After months of exposure, disengagement becomes costly. Leaving would require reevaluating accumulated beliefs, social ties, and emotional investments. Staying is easier.
Radicalization, in this sense, is not persuasion.
It is attention training over time.
The crucial shift: from thinking to reacting
What social media trains most effectively is not belief, but reaction.
Speed over reflection.
Certainty over nuance.
Belonging over understanding.
Users learn, implicitly, that pausing is costly. That doubt reduces visibility. That strong reactions are rewarded with validation and reach.
Judgment becomes a liability.
Reaction becomes currency.
By the time extreme conclusions appear, they no longer feel extreme. They feel consistent with a cognitive environment shaped over months.
Social media does not make people irrational.
It makes rational thought expensive.
Bridge to AI
This matters because AI does not enter a neutral cognitive landscape.
It enters a population already fatigued, overloaded, trained to react rather than reflect, and accustomed to outsourcing judgment to external systems.
In that environment, AI does not primarily function as a tool.
It functions as relief.
And once judgment has already been weakened, delegating it further feels natural.
VII. The erosion of basic skills is not decay. It’s optimization.
Mental arithmetic fades because machines are faster.
Spelling erodes because autocorrect intervenes.
Orientation weakens because GPS instructs.
Memory thins because search replaces recall.
These are rational adaptations.
The system rewards interface compliance, not internal competence.
Judgment becomes costly.
Reaction becomes cheap.
VIII. AI as authority: the final offload
AI enters a population already fatigued, overloaded, trained to react, and accustomed to external validation.
In this context, AI feels like relief.
The shift is subtle: from using tools to accepting conclusions.
A concrete case illustrates this clearly.
A woman used an AI system for what appeared to be a harmless experiment: interpreting coffee grounds. She presented a subjective narrative shaped by suspicion. The AI responded coherently, extending the story.
The AI was not lying.
It was completing a narrative.
The failure occurred when responsibility was delegated. The output was treated as objective judgment rather than speculative interpretation.
AI does not correct bias.
It mirrors it.
This is not stupidity. It is load management.
AI is not trusted because it is right.
It is trusted because it speaks last.
IX. Halifax again: process, delegation, no margin
In Halifax, no one made a catastrophic decision. They made many small ones, each reasonable, each deferring responsibility.
Modern systems invite the same behavior.
“If it were dangerous, the system would stop me.”
“If it were wrong, the AI would flag it.”
“If it mattered, someone else would intervene.”
Optimized systems do not absorb this behavior.

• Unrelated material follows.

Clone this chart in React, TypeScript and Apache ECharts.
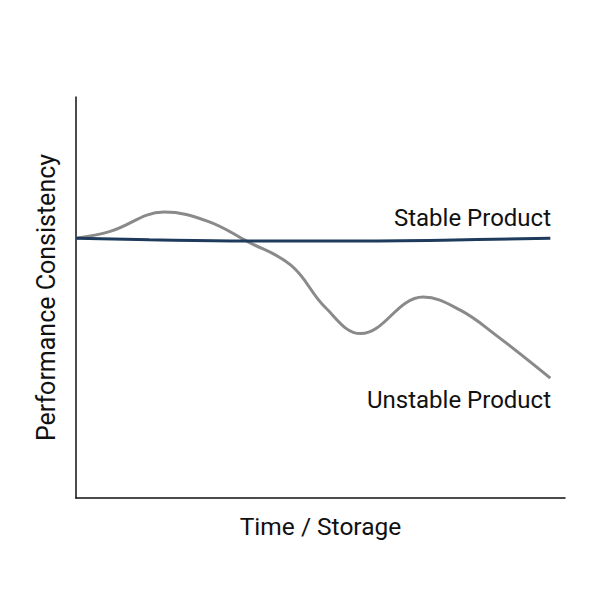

They amplify its consequences.
X. Conclusion: error tolerance is expensive, and we refused to pay
We know how to build systems that tolerate human error.
They require redundancy, buffers, slack, training, and time.
All look inefficient.
All cost money.
None optimize quarterly metrics.
So we optimized instead.
We removed slack.
We removed redundancy.
We removed pause.
Then we placed cognitively fatigued humans inside these systems and demanded flawless performance.
Halifax was not an anomaly.
It was a preview.
Optimized systems do not fail loudly.
They fail politely, while everyone follows instructions.